===== MATERIAL PROVIDED =====

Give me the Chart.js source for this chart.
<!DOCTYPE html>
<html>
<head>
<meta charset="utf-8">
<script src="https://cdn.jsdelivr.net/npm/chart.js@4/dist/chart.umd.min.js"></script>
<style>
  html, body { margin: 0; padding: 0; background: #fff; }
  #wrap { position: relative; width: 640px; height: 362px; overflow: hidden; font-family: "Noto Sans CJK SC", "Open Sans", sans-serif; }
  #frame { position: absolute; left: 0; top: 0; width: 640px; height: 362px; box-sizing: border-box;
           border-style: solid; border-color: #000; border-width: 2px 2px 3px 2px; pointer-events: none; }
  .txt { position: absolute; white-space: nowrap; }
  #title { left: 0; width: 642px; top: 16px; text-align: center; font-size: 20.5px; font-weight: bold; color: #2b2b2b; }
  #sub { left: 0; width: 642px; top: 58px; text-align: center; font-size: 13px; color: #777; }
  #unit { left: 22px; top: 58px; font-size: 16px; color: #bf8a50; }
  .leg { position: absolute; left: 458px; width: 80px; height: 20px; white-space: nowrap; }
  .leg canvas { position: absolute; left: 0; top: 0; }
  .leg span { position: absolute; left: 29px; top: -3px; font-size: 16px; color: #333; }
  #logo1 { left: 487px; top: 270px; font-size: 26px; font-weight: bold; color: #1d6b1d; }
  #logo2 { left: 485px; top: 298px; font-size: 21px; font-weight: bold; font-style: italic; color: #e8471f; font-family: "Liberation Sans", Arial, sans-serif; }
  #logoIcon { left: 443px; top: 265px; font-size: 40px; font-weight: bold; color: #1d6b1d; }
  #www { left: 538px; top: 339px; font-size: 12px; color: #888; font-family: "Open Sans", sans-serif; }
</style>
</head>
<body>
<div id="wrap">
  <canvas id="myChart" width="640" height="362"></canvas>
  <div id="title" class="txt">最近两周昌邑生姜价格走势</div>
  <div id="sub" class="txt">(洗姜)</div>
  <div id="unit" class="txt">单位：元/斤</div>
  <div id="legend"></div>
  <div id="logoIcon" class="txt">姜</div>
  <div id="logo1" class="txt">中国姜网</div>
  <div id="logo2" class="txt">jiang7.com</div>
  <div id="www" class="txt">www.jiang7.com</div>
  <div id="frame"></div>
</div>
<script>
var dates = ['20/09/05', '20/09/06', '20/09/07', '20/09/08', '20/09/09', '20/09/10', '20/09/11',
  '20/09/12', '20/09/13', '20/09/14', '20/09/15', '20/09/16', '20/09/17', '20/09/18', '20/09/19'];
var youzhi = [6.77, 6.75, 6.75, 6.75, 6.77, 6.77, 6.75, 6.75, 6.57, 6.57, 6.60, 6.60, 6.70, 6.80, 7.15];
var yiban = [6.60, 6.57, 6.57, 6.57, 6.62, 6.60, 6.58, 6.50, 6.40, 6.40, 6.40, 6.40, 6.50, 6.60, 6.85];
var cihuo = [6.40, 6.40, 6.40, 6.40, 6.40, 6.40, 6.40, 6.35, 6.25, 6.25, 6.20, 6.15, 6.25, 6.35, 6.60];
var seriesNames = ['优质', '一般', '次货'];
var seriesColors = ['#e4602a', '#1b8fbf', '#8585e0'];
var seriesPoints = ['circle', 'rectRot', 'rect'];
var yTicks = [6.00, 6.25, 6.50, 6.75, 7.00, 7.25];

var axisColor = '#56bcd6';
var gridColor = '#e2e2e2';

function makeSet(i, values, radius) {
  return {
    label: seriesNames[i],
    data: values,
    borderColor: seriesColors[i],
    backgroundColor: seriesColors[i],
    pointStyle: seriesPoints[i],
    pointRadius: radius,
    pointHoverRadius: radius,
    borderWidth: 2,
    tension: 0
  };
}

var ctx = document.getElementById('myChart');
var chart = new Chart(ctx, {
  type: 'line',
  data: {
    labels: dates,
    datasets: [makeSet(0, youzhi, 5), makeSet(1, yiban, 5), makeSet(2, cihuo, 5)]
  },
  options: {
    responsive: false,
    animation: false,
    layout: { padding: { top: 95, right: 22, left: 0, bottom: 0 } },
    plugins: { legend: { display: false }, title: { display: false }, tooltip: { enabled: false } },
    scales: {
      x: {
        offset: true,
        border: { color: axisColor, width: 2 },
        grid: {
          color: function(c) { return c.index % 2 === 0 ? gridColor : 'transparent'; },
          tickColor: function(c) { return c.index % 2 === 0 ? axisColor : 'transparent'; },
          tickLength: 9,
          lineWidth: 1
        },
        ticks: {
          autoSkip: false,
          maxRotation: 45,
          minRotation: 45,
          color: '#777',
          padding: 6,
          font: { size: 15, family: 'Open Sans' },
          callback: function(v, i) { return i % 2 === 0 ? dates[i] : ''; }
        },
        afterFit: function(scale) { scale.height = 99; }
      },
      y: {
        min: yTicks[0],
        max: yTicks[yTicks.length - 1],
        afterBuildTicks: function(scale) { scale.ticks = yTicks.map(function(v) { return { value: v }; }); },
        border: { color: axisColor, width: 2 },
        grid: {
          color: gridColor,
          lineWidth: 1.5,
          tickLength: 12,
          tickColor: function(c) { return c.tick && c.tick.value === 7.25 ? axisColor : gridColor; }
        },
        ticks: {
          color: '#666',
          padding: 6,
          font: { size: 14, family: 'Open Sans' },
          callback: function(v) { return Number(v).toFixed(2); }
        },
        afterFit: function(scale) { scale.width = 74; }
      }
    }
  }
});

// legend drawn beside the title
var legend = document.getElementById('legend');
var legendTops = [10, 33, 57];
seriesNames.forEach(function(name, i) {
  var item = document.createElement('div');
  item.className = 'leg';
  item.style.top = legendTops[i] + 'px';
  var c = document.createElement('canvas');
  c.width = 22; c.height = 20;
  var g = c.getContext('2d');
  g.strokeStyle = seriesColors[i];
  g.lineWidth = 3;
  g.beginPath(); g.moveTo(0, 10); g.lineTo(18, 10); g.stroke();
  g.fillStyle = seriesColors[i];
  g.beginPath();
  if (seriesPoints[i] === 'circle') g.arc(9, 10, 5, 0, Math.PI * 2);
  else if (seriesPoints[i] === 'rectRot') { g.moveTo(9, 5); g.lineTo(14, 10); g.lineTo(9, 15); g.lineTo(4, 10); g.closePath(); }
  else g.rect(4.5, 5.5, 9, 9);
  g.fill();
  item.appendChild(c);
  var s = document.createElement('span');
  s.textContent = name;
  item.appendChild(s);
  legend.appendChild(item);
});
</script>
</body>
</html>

=====
===== MATERIAL PROVIDED =====

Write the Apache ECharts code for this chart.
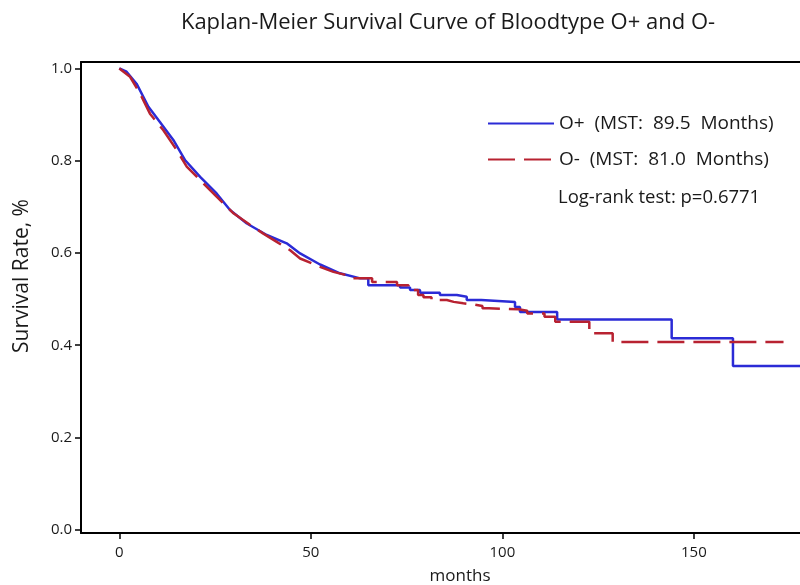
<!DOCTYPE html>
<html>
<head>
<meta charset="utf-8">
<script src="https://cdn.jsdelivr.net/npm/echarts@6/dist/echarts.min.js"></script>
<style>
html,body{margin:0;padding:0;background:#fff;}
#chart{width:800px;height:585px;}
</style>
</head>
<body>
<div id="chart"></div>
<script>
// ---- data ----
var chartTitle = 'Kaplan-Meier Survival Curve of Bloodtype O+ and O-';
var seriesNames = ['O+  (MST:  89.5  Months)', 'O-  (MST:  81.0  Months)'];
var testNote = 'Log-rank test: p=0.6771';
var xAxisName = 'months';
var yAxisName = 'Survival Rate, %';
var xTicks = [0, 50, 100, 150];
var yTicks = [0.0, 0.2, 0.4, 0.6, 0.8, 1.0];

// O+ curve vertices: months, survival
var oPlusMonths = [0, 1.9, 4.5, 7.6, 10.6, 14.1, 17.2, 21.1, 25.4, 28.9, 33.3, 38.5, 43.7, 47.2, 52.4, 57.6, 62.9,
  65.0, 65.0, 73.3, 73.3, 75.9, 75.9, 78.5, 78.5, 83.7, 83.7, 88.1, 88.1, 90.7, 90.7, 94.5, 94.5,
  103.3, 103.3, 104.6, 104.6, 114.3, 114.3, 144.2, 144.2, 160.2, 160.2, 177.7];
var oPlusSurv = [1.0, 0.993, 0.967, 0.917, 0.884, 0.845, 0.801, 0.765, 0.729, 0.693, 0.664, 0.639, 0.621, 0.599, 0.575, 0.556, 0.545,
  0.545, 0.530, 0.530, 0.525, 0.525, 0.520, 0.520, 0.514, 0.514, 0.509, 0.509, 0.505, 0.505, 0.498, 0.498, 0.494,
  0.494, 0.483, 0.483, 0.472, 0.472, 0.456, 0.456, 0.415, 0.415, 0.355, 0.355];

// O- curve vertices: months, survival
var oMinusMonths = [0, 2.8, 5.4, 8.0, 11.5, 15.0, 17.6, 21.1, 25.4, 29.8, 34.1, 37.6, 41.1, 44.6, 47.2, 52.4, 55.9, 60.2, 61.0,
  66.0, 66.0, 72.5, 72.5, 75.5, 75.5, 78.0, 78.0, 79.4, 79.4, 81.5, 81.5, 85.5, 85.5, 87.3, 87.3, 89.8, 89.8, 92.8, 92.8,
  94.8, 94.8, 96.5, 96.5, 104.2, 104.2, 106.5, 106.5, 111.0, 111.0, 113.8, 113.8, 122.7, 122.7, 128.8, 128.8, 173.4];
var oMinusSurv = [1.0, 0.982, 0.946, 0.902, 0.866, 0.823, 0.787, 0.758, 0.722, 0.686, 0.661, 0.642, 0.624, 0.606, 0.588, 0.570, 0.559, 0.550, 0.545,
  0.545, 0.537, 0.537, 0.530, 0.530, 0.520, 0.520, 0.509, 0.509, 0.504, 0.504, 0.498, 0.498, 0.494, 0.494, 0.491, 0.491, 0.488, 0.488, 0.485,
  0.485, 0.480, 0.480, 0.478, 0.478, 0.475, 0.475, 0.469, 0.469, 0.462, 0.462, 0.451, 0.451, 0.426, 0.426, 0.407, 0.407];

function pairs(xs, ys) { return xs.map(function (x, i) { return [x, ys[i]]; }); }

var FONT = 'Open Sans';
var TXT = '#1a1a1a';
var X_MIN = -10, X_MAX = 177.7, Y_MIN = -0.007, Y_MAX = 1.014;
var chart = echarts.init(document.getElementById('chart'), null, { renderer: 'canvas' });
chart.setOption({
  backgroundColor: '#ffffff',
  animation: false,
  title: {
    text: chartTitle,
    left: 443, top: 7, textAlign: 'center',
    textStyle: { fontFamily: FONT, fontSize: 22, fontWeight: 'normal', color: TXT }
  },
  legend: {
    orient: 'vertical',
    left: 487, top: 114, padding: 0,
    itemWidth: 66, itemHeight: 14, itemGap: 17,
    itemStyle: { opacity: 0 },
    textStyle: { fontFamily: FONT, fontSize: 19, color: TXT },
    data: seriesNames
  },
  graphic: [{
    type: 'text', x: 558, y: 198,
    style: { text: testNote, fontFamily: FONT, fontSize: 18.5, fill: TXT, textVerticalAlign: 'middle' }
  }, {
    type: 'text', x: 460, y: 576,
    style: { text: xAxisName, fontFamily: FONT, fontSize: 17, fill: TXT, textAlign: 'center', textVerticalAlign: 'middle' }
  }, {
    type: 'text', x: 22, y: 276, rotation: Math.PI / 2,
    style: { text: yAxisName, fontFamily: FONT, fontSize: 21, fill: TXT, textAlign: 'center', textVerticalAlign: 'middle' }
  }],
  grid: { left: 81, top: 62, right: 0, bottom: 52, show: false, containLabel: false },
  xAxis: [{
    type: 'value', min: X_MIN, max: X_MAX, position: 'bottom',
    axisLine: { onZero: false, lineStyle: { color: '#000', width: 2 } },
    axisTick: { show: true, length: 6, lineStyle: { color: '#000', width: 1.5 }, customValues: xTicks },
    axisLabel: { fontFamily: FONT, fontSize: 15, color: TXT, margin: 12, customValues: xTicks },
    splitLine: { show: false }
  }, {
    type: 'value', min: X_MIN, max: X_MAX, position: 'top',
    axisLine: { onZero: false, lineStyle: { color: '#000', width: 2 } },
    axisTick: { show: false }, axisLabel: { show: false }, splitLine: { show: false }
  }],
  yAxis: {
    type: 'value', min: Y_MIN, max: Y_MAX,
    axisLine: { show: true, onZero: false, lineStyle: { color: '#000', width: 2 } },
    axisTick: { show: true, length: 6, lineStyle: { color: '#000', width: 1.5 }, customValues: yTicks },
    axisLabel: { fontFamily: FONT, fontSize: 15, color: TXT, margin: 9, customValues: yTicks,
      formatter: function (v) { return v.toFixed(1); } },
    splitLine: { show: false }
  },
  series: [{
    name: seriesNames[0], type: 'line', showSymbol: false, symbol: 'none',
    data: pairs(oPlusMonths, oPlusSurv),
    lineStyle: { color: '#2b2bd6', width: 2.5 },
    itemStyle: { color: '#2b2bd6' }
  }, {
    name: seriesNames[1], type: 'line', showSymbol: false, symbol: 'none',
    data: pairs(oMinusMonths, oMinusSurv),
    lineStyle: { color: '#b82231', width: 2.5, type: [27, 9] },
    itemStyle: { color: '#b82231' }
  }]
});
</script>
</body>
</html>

=====

**OBJECTIVE**
Whichever lines contain the string "this", select and copy them.

**RESPONSE BELOW**
Give me the Chart.js source for this chart.
Write the Apache ECharts code for this chart.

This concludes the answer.